» AIM OF THE EXERCISE
Begin with the first line of the material and write out each line exactly, ending with the line that contains "import matplotlib.pyplot as plt". Pictures are not part of the copy.

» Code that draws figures
※

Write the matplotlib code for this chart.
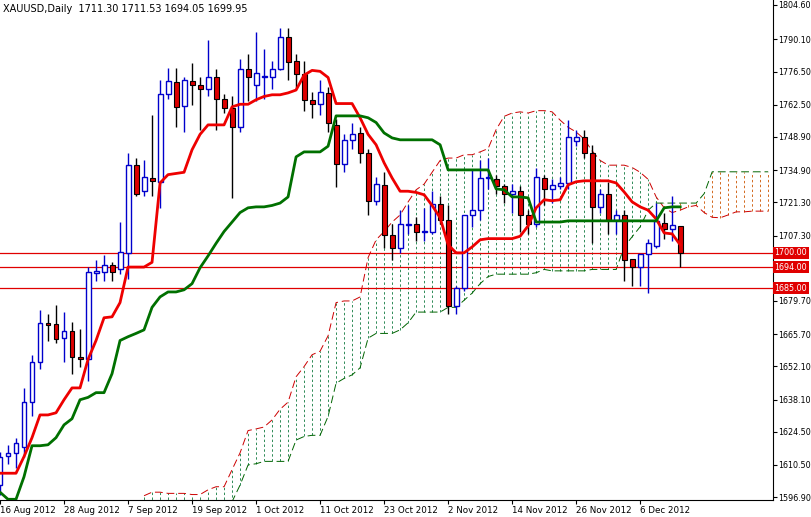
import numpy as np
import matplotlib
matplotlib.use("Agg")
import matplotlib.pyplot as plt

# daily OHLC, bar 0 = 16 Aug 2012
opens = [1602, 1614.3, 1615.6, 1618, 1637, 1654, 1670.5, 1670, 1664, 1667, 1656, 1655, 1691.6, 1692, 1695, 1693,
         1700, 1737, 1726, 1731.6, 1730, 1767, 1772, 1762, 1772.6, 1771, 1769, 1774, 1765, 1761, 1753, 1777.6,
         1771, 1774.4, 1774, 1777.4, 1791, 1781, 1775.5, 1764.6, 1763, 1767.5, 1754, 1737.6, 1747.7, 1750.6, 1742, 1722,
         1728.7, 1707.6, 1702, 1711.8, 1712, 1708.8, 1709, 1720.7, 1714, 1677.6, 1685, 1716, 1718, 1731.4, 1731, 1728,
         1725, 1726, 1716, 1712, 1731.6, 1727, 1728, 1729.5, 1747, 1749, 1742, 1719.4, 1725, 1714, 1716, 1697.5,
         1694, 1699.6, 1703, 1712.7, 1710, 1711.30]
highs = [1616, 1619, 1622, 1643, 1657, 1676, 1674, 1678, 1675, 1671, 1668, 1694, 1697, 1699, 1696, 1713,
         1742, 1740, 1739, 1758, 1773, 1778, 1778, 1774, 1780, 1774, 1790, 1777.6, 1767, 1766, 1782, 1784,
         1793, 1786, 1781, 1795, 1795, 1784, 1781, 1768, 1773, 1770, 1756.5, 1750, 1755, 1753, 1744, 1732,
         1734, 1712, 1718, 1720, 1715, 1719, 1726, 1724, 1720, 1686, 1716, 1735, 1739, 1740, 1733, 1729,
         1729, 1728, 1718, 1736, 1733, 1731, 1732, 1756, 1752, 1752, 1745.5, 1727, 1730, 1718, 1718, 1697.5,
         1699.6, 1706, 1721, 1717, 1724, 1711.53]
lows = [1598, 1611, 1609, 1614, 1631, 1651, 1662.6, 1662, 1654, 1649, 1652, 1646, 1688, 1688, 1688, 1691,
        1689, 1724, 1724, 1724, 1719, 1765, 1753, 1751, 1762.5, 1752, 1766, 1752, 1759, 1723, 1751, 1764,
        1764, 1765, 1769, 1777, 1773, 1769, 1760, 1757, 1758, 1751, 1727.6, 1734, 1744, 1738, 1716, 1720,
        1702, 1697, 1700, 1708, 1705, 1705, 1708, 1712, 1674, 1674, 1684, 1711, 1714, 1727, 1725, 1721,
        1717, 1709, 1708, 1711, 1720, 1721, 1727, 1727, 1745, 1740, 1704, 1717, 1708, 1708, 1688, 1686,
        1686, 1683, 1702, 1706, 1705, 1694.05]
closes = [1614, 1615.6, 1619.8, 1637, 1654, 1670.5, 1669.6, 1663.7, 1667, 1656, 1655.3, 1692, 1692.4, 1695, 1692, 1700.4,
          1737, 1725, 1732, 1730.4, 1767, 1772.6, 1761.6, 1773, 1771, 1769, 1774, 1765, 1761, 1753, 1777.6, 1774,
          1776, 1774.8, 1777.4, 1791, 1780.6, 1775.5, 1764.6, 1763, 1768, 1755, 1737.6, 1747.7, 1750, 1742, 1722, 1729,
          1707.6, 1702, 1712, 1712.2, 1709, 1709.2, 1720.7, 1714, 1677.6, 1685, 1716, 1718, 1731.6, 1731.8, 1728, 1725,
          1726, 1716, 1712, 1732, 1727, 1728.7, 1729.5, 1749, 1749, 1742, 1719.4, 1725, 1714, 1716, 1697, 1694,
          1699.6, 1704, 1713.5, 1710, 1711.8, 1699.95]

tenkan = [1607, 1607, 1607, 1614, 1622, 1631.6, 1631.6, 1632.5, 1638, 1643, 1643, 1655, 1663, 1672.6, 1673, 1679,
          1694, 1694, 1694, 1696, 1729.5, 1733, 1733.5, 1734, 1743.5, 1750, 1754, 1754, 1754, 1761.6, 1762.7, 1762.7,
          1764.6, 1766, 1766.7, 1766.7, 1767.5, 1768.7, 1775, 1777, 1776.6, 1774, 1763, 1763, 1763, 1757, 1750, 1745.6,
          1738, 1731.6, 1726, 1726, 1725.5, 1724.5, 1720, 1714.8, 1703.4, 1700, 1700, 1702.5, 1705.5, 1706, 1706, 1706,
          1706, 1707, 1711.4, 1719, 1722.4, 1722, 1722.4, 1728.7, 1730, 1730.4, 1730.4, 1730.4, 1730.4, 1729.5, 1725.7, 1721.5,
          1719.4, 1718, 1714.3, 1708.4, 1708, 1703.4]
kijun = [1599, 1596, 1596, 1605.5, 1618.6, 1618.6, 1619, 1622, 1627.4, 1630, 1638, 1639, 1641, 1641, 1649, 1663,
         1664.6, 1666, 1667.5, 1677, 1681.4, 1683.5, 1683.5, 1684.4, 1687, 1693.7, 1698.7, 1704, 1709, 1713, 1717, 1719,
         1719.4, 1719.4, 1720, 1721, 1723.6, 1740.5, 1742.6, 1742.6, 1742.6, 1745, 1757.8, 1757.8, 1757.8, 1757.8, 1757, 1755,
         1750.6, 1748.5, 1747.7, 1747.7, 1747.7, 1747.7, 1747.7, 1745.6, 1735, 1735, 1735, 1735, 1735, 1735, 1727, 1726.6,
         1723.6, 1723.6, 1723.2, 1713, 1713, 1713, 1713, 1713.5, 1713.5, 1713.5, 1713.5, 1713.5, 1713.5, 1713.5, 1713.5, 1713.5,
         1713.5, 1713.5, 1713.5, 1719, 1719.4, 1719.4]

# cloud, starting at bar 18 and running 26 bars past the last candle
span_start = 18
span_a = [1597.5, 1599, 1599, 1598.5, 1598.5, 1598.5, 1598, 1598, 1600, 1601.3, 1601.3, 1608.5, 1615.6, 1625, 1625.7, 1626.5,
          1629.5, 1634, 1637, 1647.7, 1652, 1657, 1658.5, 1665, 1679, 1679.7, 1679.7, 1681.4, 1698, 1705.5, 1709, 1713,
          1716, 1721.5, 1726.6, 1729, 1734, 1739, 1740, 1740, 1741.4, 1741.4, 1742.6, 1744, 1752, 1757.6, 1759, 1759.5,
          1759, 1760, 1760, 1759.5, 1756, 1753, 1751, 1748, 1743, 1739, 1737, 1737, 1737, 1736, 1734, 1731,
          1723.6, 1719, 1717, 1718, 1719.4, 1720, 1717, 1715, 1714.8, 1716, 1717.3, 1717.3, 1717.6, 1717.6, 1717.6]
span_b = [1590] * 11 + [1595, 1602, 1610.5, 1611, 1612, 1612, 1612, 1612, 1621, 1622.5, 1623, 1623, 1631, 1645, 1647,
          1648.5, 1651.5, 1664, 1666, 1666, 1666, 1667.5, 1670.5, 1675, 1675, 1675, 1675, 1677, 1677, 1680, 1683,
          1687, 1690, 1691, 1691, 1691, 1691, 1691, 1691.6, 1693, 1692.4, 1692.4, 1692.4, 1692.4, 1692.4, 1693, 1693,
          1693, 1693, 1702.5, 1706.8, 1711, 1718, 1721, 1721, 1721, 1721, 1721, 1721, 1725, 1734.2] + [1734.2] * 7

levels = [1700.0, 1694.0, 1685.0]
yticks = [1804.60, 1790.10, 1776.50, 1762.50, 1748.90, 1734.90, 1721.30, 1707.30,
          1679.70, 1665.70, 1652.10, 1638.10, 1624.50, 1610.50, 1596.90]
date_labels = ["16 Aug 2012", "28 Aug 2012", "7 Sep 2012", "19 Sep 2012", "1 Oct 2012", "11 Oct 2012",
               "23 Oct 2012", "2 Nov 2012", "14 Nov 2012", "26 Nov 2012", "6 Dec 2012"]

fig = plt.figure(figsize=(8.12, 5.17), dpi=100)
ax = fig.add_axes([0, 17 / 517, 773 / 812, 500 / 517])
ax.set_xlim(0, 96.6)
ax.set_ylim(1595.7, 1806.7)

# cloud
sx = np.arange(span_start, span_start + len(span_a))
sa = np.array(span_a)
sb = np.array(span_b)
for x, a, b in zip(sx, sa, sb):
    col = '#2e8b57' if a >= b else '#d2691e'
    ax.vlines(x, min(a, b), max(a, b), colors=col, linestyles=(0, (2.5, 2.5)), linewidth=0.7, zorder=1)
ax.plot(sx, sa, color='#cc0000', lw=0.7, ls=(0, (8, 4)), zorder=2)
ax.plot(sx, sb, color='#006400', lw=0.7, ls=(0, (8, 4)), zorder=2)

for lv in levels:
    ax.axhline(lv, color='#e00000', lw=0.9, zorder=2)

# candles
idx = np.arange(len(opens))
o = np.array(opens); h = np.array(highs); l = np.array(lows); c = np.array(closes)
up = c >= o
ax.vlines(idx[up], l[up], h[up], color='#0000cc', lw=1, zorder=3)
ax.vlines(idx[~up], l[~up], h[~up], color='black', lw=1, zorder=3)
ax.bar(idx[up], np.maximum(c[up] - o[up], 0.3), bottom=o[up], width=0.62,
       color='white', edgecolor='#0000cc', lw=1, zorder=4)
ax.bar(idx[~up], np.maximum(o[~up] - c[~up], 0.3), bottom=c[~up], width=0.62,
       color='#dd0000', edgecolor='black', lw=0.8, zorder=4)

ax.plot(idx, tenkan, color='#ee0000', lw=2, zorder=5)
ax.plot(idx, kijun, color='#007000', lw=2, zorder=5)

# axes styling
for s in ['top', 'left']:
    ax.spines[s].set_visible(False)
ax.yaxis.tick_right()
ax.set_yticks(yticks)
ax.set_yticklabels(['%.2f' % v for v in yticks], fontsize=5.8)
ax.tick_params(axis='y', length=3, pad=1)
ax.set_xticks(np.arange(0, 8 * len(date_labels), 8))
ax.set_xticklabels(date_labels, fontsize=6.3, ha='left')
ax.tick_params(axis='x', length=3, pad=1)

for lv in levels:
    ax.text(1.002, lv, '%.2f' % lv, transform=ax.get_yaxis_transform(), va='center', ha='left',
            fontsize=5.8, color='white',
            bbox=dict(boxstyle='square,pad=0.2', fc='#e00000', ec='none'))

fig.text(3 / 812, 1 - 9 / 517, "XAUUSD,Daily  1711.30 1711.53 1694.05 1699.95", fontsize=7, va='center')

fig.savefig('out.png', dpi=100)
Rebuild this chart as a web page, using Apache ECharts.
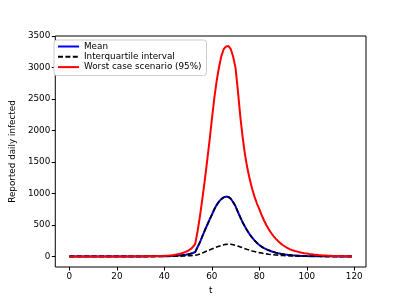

※

» FINAL RESULT
Write the matplotlib code for this chart.
import numpy as np
import matplotlib
matplotlib.use("Agg")
import matplotlib.pyplot as plt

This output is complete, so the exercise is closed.